I can’t do this > I can learn how to do this
This is a disaster > What can I do to improve this situation?
Which statements feel better?
Those on the left use language that leaves little room for problem solving, the situation is what it is and it can’t be changed.
On the right, the language is more open and invites possibility. The situation isn’t, or doesn’t have to be, as black and white as it might currently seem.
What we think and say creates meaning and, from this, we create our emotions. Our emotions control our decisions and actions and therefore the results we get in our life.
Emotions that have a low vibrational energy (such as fear, anger, shame or frustration) can create internal resistance that prevent you from achieving what you want. In contrast, higher emotional vibrations of joy, peace and acceptance can do the opposite.
We all have habitual words and phrases we use without thinking. By becoming aware of our negative language habits, we can consciously move our lives in a direction that serves us better.
Simply telling yourself you’re happy when you’re not is almost guaranteed to make no difference to the way you feel. Rather than waiting until you’re already feeling low to try and turn your mood around, identifying patterns in your typical response will help reframe negative thoughts.
Three things determine how we feel in any situation
How we currently feel - When something happens, the way you’re already feeling is a significant factor in determining how you respond. If your mood is low to start with, your body is already under stress and less able to rationalise what you’re dealing with. You’ll then interpret things very differently than if you were feeling excited.
What we choose to focus on – Are you naturally more optimistic or pessimistic? If you tend to look for problems, you’ll always see problems. Let the reverse be true instead.
The meaning we attribute to a situation – Decide what meaning you want to attribute to a situation. Is it the end of your career or the beginning of a new challenge? Is it the end of a relationship or a chance to focus on yourself? If you think something is ‘the beginning’ you’ll have a completely different mindset and set of emotions and you’ll act differently than if you look at something as ‘the end’.
The habitual words we’ve all developed over time and attach to our experiences become our experience. If you constantly say, ‘I’m tired’, ‘I’m pissed off’, ‘I’m bored’, ‘I’m in pain’, then that’s what happens in your reality.
Helpfully, the same principle allows us to change how we feel through our language. Changing just one word can really impact the way you feel and therefore the emotions that drive your decisions and actions.
Think how several people can all react differently in response to the same situation. Perhaps you, along with others, have just received some bad news. You might feel hurt, someone might be pissed off, another is disappointed. Everyone attributes a different word to reflect their experience and describe their emotions, even when receiving the same information. Some of the words magnify the feelings of despair or hurt or anger, while different language can help to soothe those feelings.

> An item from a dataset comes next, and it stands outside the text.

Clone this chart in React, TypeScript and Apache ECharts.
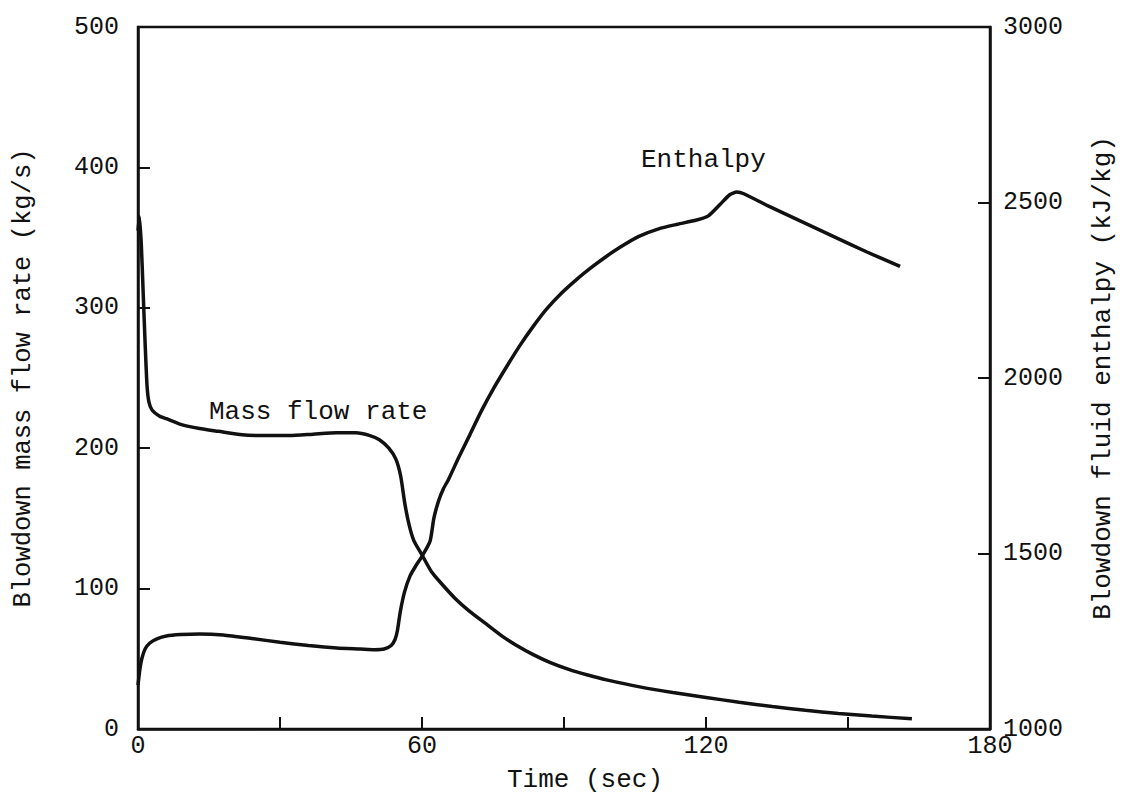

To identify your own thought patterns and habits of talking, take some time to create two lists. Become aware of the words you default to using about a situation when you’re mad, sad, or angry.
What are the words that put you in a lousy state? Think of the words you use when you’re stressed like “pissed off", “enraged” or “frustrated”. How do you feel in those situations? List them out.
Next, for each word in the list you’ve just written, think about different words you could use to reframe the way you feel about the same situation.
What are some alternatives you can use? Think of ones that would help you break a negative thought pattern, make you laugh, or change your state to a productive one. Instead of being “a disaster” it could simply be “inconvenient” or “fascinating”.
This works best if you can find other words that are silly, funny or unexpected that will act as a pattern interrupt and shock you out of your negative frame of mind.
As with anything, it will take conscious effort and practice to remember to reframe negative thoughts in the heat of the moment, but new habits will replace old over time. It will become easier to catch yourself before you spiral into negativity and then become second nature to react more positively when faced with challenges. You’ll notice a real shift in your mood, how you feel within yourself and the positive results you see in your life.